3.3.1 Data Exploration Process
Step # 01: Understand the context in which the data is produced
Step # 02: Understand the raw data you’ll be using
Understanding data is essential. It is important to work together with Data Engineers team so that you understand where this data comes from, if there is any error in the data collection, what transformations it has undergone and what columns mean to be. This avoids confusion when performing calculations and counting.
Step # 03: If using calculated or ETL data, you need to have a good understanding of the calculation logic in order to properly understand the metrics
Step # 04: Start building simple and reliable your data
It is very important that everyone must trust the results presented, so do an exploratory analysis first, create some charts, and check if the data is correct. It is often necessary to take small steps to answer a complex question, then gradually increase the depth of the analysis.
Step # 05: Validate your results with logic check or cross check with other data sources
Step # 06: Answer hypothesis with the data you have collected
3.3.2 Pitfalls of bad data quality
If you search the term “pitfalls of bad data quality” in Google, you can find 10.9 million results mentioning the cost of bad data. Obviously, data quality is far more important than data quantity.
Just a copied of an random article on the Internet because I have no more ideas to share :)
The consequences of poor data quality
Loss in Revenue
Lost each year due to lost productivity from poor quality data.
Inaccurate Analysis
If you’re conducting data analysis or predictive analytics with incomplete and incorrect data, you run the very real risk of being led down the wrong path. With duplications, missing fields and other anomalies in your data you’ll be wasting resources such as, for example, implementing a sales campaign based on poor data analysis.

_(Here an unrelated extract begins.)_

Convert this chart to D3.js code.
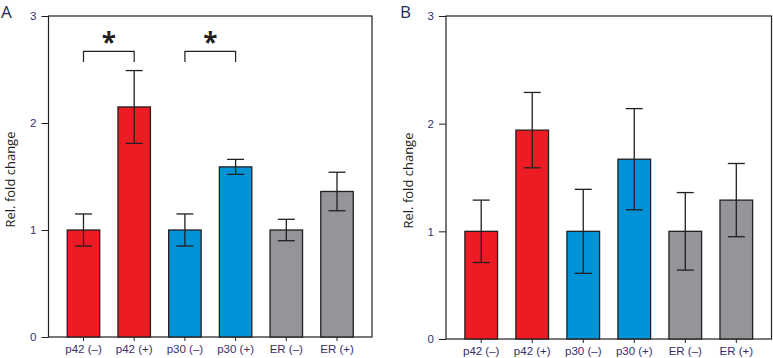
<!DOCTYPE html>
<html>
<head>
<meta charset="utf-8">
<script src="https://cdn.jsdelivr.net/npm/d3@7"></script>
<style>
  body { margin: 0; background: #fff; }
  svg { display: block; font-family: "Open Sans", "DejaVu Sans", sans-serif; }
  .axis path { display: none; }
  .axis line { stroke: #231f20; stroke-width: 1; }
  .axis text { fill: #35306b; font-size: 11.5px; }
</style>
</head>
<body>
<svg width="773" height="358"></svg>
<script>
const groups = ["p42 (–)", "p42 (+)", "p30 (–)", "p30 (+)", "ER (–)", "ER (+)"];
const colors = ["#ed1c24", "#ed1c24", "#0093d8", "#0093d8", "#939598", "#939598"];
const yTicks = [0, 1, 2, 3];

const meanA = [1.0, 2.15, 1.0, 1.59, 1.0, 1.36];
const errA  = [0.15, 0.34, 0.15, 0.07, 0.10, 0.18];
const meanB = [1.0, 1.94, 1.0, 1.67, 1.0, 1.29];
const errB  = [0.29, 0.35, 0.39, 0.47, 0.36, 0.34];

// significance brackets in panel A: [from index, to index]
const sigA = [[0, 1], [2, 3]];

const svg = d3.select("svg");

function panel(opt) {
  const x = d3.scaleBand().domain(groups).range([opt.left, opt.right])
    .paddingInner(0.36).paddingOuter(0.37);
  const y = d3.scaleLinear().domain([0, 3]).range([opt.bottom, opt.top]);
  const g = svg.append("g");

  // frame
  g.append("rect")
    .attr("x", opt.left).attr("y", opt.top)
    .attr("width", opt.right - opt.left).attr("height", opt.bottom - opt.top)
    .attr("fill", "none").attr("stroke", "#231f20").attr("stroke-width", 1.2);

  g.append("g").attr("class", "axis")
    .attr("transform", `translate(${opt.left},0)`)
    .call(d3.axisLeft(y).tickValues(yTicks).tickSize(7).tickPadding(5).tickFormat(d3.format("d")));

  g.append("g").attr("class", "axis")
    .attr("transform", `translate(0,${opt.bottom})`)
    .call(d3.axisBottom(x).tickSize(4).tickPadding(3))
    .selectAll("text").attr("dy", "0.8em");

  g.selectAll(".bar").data(opt.mean).enter().append("rect")
    .attr("x", (d, i) => x(groups[i]))
    .attr("y", d => y(d))
    .attr("width", x.bandwidth())
    .attr("height", d => y(0) - y(d))
    .attr("fill", (d, i) => colors[i])
    .attr("stroke", "#231f20").attr("stroke-width", 1.3);

  const cap = 8.5;
  opt.mean.forEach((m, i) => {
    const cx = x(groups[i]) + x.bandwidth() / 2;
    const lo = y(m - opt.err[i]), hi = y(m + opt.err[i]);
    const eg = g.append("g").attr("stroke", "#231f20").attr("stroke-width", 1.3);
    eg.append("line").attr("x1", cx).attr("x2", cx).attr("y1", lo).attr("y2", hi);
    eg.append("line").attr("x1", cx - cap).attr("x2", cx + cap).attr("y1", hi).attr("y2", hi);
    eg.append("line").attr("x1", cx - cap).attr("x2", cx + cap).attr("y1", lo).attr("y2", lo);
  });

  (opt.sig || []).forEach(([a, b]) => {
    const x1 = x(groups[a]) + x.bandwidth() / 2, x2 = x(groups[b]) + x.bandwidth() / 2;
    const yt = y(2.67), yb = y(2.57);
    g.append("path")
      .attr("d", `M${x1},${yb}V${yt}H${x2}V${yb}`)
      .attr("fill", "none").attr("stroke", "#231f20").attr("stroke-width", 1.2);
    g.append("text").attr("x", (x1 + x2) / 2).attr("y", y(2.67) - 14)
      .attr("text-anchor", "middle").attr("font-size", 26).attr("font-weight", "bold")
      .attr("fill", "#231f20").attr("dy", "0.55em")
      .text("*");
  });

  g.append("text")
    .attr("transform", `translate(${opt.titleX},${(opt.top + opt.bottom) / 2 + 3}) rotate(-90)`)
    .attr("text-anchor", "middle").attr("dy", "0.35em")
    .attr("font-size", 13).attr("fill", "#231f20")
    .text("Rel. fold change");

  g.append("text").attr("x", opt.letterX).attr("y", 18)
    .attr("font-size", 17).attr("fill", "#1f2a4d")
    .text(opt.letter);
}

panel({ left: 48.5, right: 372, top: 16, bottom: 337, mean: meanA, err: errA, sig: sigA,
        titleX: 10, letter: "A", letterX: 1 });
panel({ left: 446, right: 771.5, top: 16, bottom: 339, mean: meanB, err: errB,
        titleX: 408, letter: "B", letterX: 400 });
</script>
</body>
</html>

Damaged Reputation and Fines
If you contact the same person or business multiple times unnecessarily, or are sending emails to a large number of dead addresses, you will likely cultivate a poor reputation both within the physical and digital world and appear inefficient to your actual and potential customers.
3.3.3 Basic data quality check
Some tips to quality check your data
- Validate data sources by checking record counts, data types, and the latest load date
- Check Data Summary Statistics & Distributions to find outliers, and make sure all values are the right data type
- Apply Critical Thinking to really understand your data
- Work with Subject Matter Experts to ensure your analysis is correct
- Compare with Similar Analysis to check on final results, especially if you have never worked with this data before.
3.4 Acquire the data that is not available
Finally, when you can’t get necessary data because it doesn’t exist, consider going out and collecting it. Depending on what data you need, you might conduct a survey, request new data tracking, buy it from 3rd parties. This is usually a last solution because it can be time-consuming and expensive, but it gives you the chance to get data that is tailored to your own needs, and keep it to yourself.
4. Critical thinking beyond analytic skills
In the real business world, the critical thinking behind the analysis is more urgent and relatively hard to train compared to hard skills.
Description, assumptions and hypothesis are essential to BI to understand why we need to do the analysis and what we should provide to stakeholders. We should step out more to dig the reason that leads to the results and provide our suggestions based on the data we collect and analyze from a diversified perspective.
BI should understand more about business, especially the markets, products, and financial performance, try to think from a business perspective and put yourself in customer shoes to create values more than skills for the business and world.